I think there is a difference between the terms ‘double standards’ and ‘different standards’.
As you say, ‘double standards’ tends to look a lot like hypocrisy whereas ‘different standards’ does not.
In the parable of Jesus and the Adulteress, we don’t see Jesus looking for the man also involved in the affair.
Different standards or double standards?
The Catholic Church lays the burden on the woman to be responsible for saying ‘No’ when it comes to sex. Double, or different?
I think most philosophies understand the innate sex urges that drive most males and have tailored their cultures to survive the human storm. Women are asked to be stronger in saying no because they, as you say, have more sense in the matter when things get hot and lusty. Men are expected to concede to the woman’s wishes. Doesn’t always hold, but that is life.

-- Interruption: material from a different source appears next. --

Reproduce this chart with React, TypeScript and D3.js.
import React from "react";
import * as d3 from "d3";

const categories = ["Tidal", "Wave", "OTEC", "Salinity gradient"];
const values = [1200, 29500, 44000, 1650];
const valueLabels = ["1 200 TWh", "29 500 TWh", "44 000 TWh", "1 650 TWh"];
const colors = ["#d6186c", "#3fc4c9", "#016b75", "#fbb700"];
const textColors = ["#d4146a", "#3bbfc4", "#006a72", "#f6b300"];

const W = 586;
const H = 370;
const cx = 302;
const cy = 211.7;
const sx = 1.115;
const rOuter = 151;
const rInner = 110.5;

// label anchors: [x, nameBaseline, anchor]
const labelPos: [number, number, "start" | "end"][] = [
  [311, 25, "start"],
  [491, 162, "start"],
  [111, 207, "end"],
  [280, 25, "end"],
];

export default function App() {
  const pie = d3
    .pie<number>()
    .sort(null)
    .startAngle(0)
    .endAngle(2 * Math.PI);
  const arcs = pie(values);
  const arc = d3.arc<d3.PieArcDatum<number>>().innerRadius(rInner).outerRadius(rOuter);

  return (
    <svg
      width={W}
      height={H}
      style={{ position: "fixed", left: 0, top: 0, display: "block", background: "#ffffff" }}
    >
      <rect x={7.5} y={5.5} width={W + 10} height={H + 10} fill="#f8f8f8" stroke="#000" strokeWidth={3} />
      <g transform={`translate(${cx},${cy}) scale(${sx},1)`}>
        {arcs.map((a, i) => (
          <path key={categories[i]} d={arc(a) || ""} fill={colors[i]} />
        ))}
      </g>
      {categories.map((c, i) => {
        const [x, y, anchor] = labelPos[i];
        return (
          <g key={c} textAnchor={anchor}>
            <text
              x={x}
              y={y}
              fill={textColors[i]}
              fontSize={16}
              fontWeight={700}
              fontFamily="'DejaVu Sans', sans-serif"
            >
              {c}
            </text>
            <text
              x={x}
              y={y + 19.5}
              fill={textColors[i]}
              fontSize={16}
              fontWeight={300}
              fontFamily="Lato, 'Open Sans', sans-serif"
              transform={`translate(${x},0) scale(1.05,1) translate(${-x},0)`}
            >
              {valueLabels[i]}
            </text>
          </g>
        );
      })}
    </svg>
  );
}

Yes, double standards. Different standards are double standards.
In the account of the adulteress, Jesus forgave her. Why would you expect that He would go looking for the man?

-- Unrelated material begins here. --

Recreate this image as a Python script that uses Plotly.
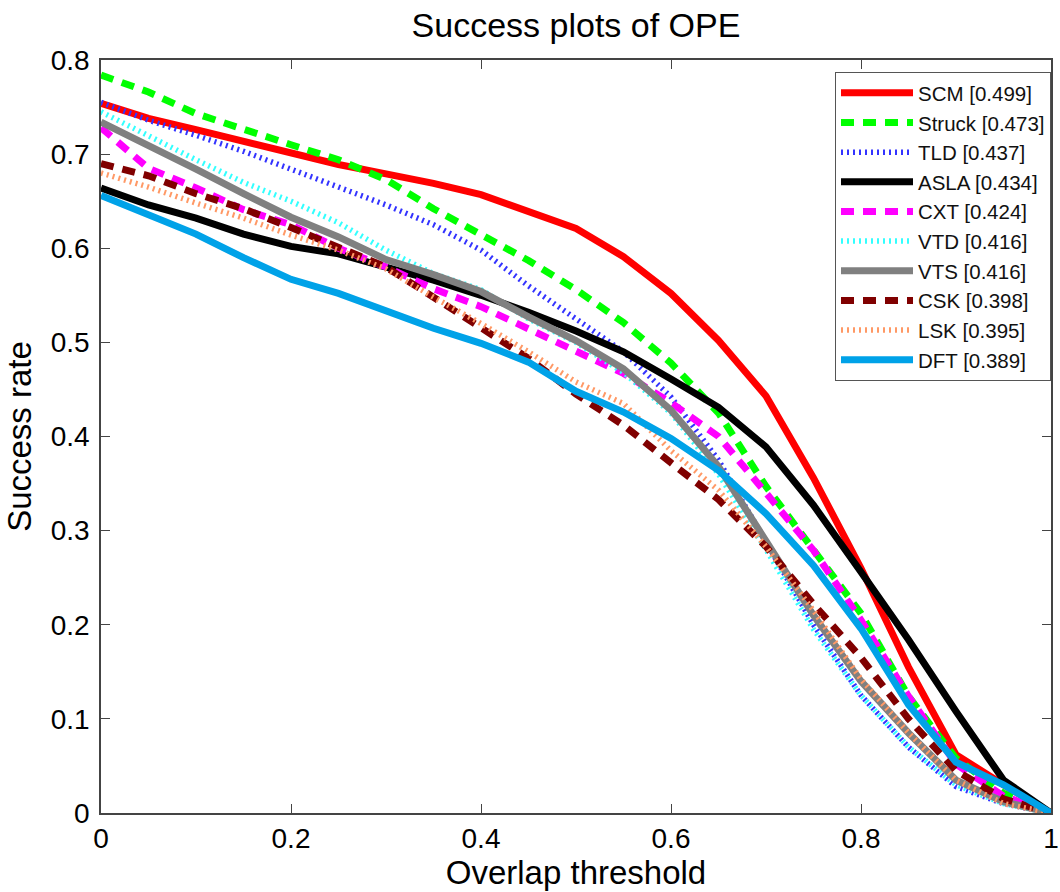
import plotly.graph_objects as go

thresholds = [round(i * 0.05, 2) for i in range(21)]

names = ["SCM [0.499]", "Struck [0.473]", "TLD [0.437]", "ASLA [0.434]", "CXT [0.424]",
         "VTD [0.416]", "VTS [0.416]", "CSK [0.398]", "LSK [0.395]", "DFT [0.389]"]

scm = [0.754, 0.738, 0.726, 0.714, 0.701, 0.689, 0.679, 0.669, 0.657, 0.639, 0.621,
       0.591, 0.552, 0.502, 0.443, 0.356, 0.260, 0.155, 0.062, 0.030, 0.0]
struck = [0.784, 0.766, 0.743, 0.726, 0.710, 0.694, 0.673, 0.642, 0.614, 0.587, 0.556,
          0.521, 0.478, 0.425, 0.347, 0.279, 0.212, 0.124, 0.058, 0.021, 0.0]
tld = [0.755, 0.736, 0.720, 0.703, 0.684, 0.665, 0.646, 0.625, 0.598, 0.560, 0.525,
       0.490, 0.442, 0.375, 0.288, 0.200, 0.125, 0.070, 0.028, 0.010, 0.0]
asla = [0.664, 0.646, 0.632, 0.615, 0.602, 0.594, 0.580, 0.566, 0.550, 0.532, 0.512,
        0.490, 0.461, 0.431, 0.389, 0.327, 0.256, 0.184, 0.108, 0.035, 0.0]
cxt = [0.728, 0.685, 0.664, 0.641, 0.625, 0.600, 0.580, 0.557, 0.538, 0.515, 0.492,
       0.467, 0.436, 0.400, 0.340, 0.279, 0.205, 0.124, 0.052, 0.018, 0.0]
vtd = [0.745, 0.719, 0.694, 0.670, 0.650, 0.627, 0.598, 0.573, 0.556, 0.525, 0.500,
       0.468, 0.425, 0.360, 0.280, 0.195, 0.125, 0.070, 0.030, 0.010, 0.0]
vts = [0.734, 0.710, 0.684, 0.658, 0.633, 0.612, 0.588, 0.572, 0.554, 0.527, 0.502,
       0.472, 0.428, 0.368, 0.290, 0.210, 0.140, 0.085, 0.035, 0.012, 0.0]
csk = [0.690, 0.677, 0.658, 0.642, 0.622, 0.602, 0.580, 0.548, 0.515, 0.483, 0.445,
       0.412, 0.372, 0.333, 0.283, 0.222, 0.165, 0.100, 0.045, 0.015, 0.0]
lsk = [0.680, 0.665, 0.648, 0.632, 0.614, 0.598, 0.578, 0.548, 0.520, 0.490, 0.458,
       0.435, 0.385, 0.343, 0.283, 0.215, 0.142, 0.085, 0.035, 0.010, 0.0]
dft = [0.656, 0.636, 0.615, 0.590, 0.567, 0.552, 0.534, 0.515, 0.499, 0.479, 0.448,
       0.426, 0.398, 0.364, 0.318, 0.263, 0.196, 0.115, 0.054, 0.030, 0.0]

series = [scm, struck, tld, asla, cxt, vtd, vts, csk, lsk, dft]
colors = ["#FF0000", "#00FF00", "#3333FF", "#000000", "#FF00FF",
          "#33FFFF", "#808080", "#800000", "#FF9966", "#00A2E8"]
dashes = ["solid", "13px,9px", "2px,4px", "solid", "13px,9px",
          "2px,4px", "solid", "13px,9px", "2px,4px", "solid"]
widths = [7, 7, 5.5, 7, 7, 5.5, 7, 7, 5.5, 7]

fig = go.Figure()
for name, ys, c, d, w in zip(names, series, colors, dashes, widths):
    fig.add_trace(go.Scatter(x=thresholds, y=ys, mode="lines", name=name,
                             line=dict(color=c, dash=d, width=w)))

font_family = "Liberation Sans, Arial, Helvetica, sans-serif"
fig.update_layout(
    width=1060, height=892,
    margin=dict(l=101, r=9, t=60, b=79, autoexpand=False),
    paper_bgcolor="white", plot_bgcolor="white",
    font=dict(family=font_family, color="black", size=27),
    title=dict(text="Success plots of OPE", x=(101 + 1051) / 2 / 1060, xanchor="center",
               y=1 - 25 / 892, yanchor="middle", font=dict(size=34, color="black")),
    xaxis=dict(range=[0, 1], tickvals=[0, 0.2, 0.4, 0.6, 0.8, 1],
               ticktext=["0", "0.2", "0.4", "0.6", "0.8", "1"],
               ticks="inside", ticklen=9, tickcolor="#444", mirror="ticks",
               showline=True, linecolor="#444", linewidth=1.5, showgrid=False, zeroline=False,
               tickfont=dict(size=28), ticklabeloverflow="allow", automargin=False,
               title=dict(text="Overlap threshold", font=dict(size=33), standoff=4)),
    yaxis=dict(range=[0, 0.8], tickvals=[0, 0.1, 0.2, 0.3, 0.4, 0.5, 0.6, 0.7, 0.8],
               ticktext=["0", "0.1", "0.2", "0.3", "0.4", "0.5", "0.6", "0.7", "0.8"],
               ticks="inside", ticklen=9, tickcolor="#444", mirror="ticks",
               showline=True, linecolor="#444", linewidth=1.5, showgrid=False, zeroline=False,
               tickfont=dict(size=28), ticklabelstandoff=4, automargin=False,
               title=dict(text="Success rate", font=dict(size=33), standoff=9)),
    legend=dict(x=1.0, xanchor="right", y=0.984, yanchor="top",
                bgcolor="white", bordercolor="#555", borderwidth=1,
                font=dict(size=20.5, color="#111"), itemwidth=72,
                tracegroupgap=0),
    showlegend=True,
)

fig.write_html("out.html")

The pharisees brought the woman who was caught in the act.
Well, if she was caught in the act, then where was the guy? They would have, and should have, nailed him, too, and yet they didn’t.
OT law demanded the same penalty for both men and women who engaged in adultery. That Jesus didn’t go ferret out the man is not relevant to what is being discussed, and that is that God’s standards apply equally to both.
The Catholic church is then hypocritical because of laying the responsibility of being morally pure on the man and having him set the standard for morals in society and the culture, they wink at it and lay then responsibility on the woman to say no.
It is not women’s place to make men behave themselves even though they have to do it.. It is the man’s place to control himself and PROTECT the woman from being taken advantage of. That is a man’s role, to be provider and protector, not the person whom women should be having to protect themselves against.
Men have flat out abdicated their responsibility for moral integrity before God, and have therefore no basis for complaint when they reap what they have sowed.
It may be life, but it is wrong morally.
ArtDodger: I'm curious, here ... are you Catholic? Your impression of Catholic Church teaching on sexuality is rather different from mine.
As it stands the story is about forgiveness and about hypocrisy (on the part of the scribes and Pharisees). How would the Gospel author have handled the story if both the man and the woman had been brought before Jesus? Could both have been forgiven without appearing to make light of adultery?